The SunTrust Plaza in downtown Atlanta.
Allison Dukes

Allison Dukes assumed her new position at SunTrust Banks Inc. on Monday, April 3, to lead the bank’s commercial and business banking activities while retaining her post as chairman of the Atlanta division at a time when small- to medium-sized companies seek to benefit from positive local, national and global economic trends.

Ms. Dukes told Global Atlanta that she assumes her new responsibilities as the bank’s small- to medium-sized company clients in Atlanta “have a bullish tone over a cross section of companies, not just in one industry.”

This year’s Business Pulse Survey that the bank conducts annually found that 75 percent of the 129 middle market companies polled in Atlanta with annual revenues of $10-150 million and small businesses with annual revenues of $2-10 million had positive outlooks for the rest of the year.

The Atlanta respondents were generally more optimistic than the 510 national respondents who were “slightly more cautious” and uncertain regarding the impact of the policies to be implemented by the new administration.

With positive prospects for the business cycle, 31 percent of the Atlanta firms’ managers queried said that “their short term priority” is profitability, a 29 percent increase since 2016.

According to the survey, 34 percent of the Atlanta small businesses polled are focused on revenue, a 54 percent increase from last year.

Ever the banker, Ms. Dukes who joined SunTrust in the corporate banking division in 1997, said that 75 percent of the respondents “believe they have the access to the critical capital needed.” 

In her new role, she is to lead the commercial and business banking line across all geographic divisions. She also is to be responsible for coordinating the delivery of the investment banking and capital market capabilities offered by SunTrust Robinson Humphrey to SunTrust’s commercial and business banking clients.
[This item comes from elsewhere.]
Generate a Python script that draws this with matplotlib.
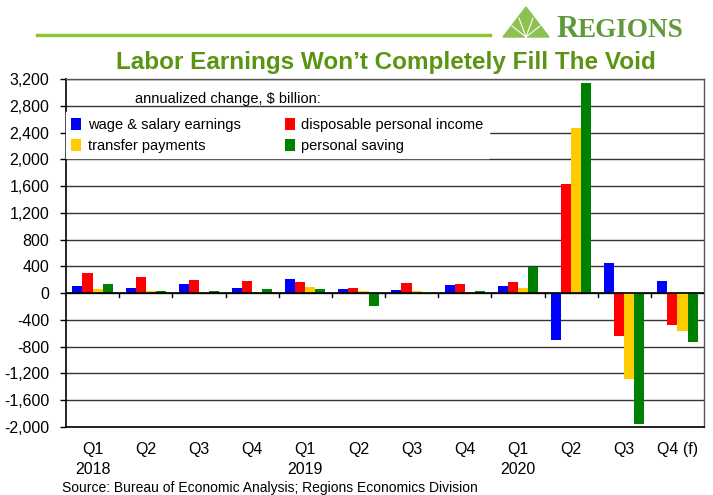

She has served over the years through a series of leadership positions in corporate and investment banking, private wealth management and finance, including managing director and head of syndicated finance originations for SunTrust Robinson Humphrey and chief financial officer of Consumer Banking and Private Wealth Management.

A noticeable uptick from years past is that 58 percent of the Atlanta respondents consider the global economy to be strong in comparison to 45.5 percent nationally.

“The state of Georgia is very pro-business,” Ms. Dukes said. “It has been chosen as the #1 state for doing business the past four years by Site Selection magazine and the state is in an expansion mode.”

The respondents view for the future is even more positive with 77 percent saying that they expect the global economy to do better over the next six months.

Their analysis is based on the often cited high expectations for the Trump administration’s national policies concerning tax reform, 44 percent, and reduced regulations, 39 percent, and investment in infrastructure, 37 percent, as ways to spur U.S. business momentum and consequently the global economy.

Health care also is expected as a driver, 46 percent, but the survey was concluded before the failure of the Congress to repeal and replace Obamacare. 

Looking into prospects for the next five years, the respondents prioritized introducing a new product or service as their top long-term strategy to stimulate growth for both mid-market and small businesses.

A major capital investment (31 percent) and acquiring another company (17 percent) also were cited as important priorities for mid-market companies.

The survey showed an interest in expanding to new international markets (15.5 percent) while a small percentage revealed their plans to exit an international market (3.1 percent). Ms. Dukes said that a wide variety of Atlanta businesses can confidently enter foreign markets including consumer goods, health care and knowledge-based institutions.

While in the past two years, the survey revealed widespread concerns about currency manipulations in international deals, she said that the bank has a number of strategies for minimizing the currency risks.

“We spend a good deal of time advising our clients about currency relationships,” she added. “In the interconnected economy every business has exposure to the global economy in some way.”

A reflection of the positive attitudes underlying the survey were the responses concerning buy outs and mergers (27.9 percent), substantially higher than the national percentages (19.6 percent) and firms’ expectations of becoming publicly held.

“Companies see mergers and acquisitions as a way to growth and a means of augmenting their businesses,” she said. “It’s a way of creating liquidity opportunities and working out a succession plan. Right now these alternatives are available.”

“The recession still feels fresh,” she added. “But banks are eager to lend. We want to use our balance sheet to serve the needs of our clients.”

Although obviously upbeat about taking over her new post, she said that Atlanta still faced infrastructure challenges which have been highlighted with the collapse of a portion of Interstate 85.

“Fixing infrastructure and transit are important for the city’s growth,” she said. “These “headwinds,” however, are counterbalanced by the city’s economic prospects, the strength of its technical schools and colleges. Their graduates are a real asset bringing with them innovations and great ideas.”

Ms. Dukes serves on a variety of various civic and community organizations including the executive board of Junior Achievement of Georgia, the Atlanta History Center, the Metro Atlanta Camber of Commerce and the Children’s Healthcare of Atlanta Foundation.

As of Dec. 31, 2016, SunTrust had total assets of $205 billion and total deposits of $160 billion. The company has three business segments: Consumer Banking and Private Wealth Management, Wholesale Banking and Mortgage Banking.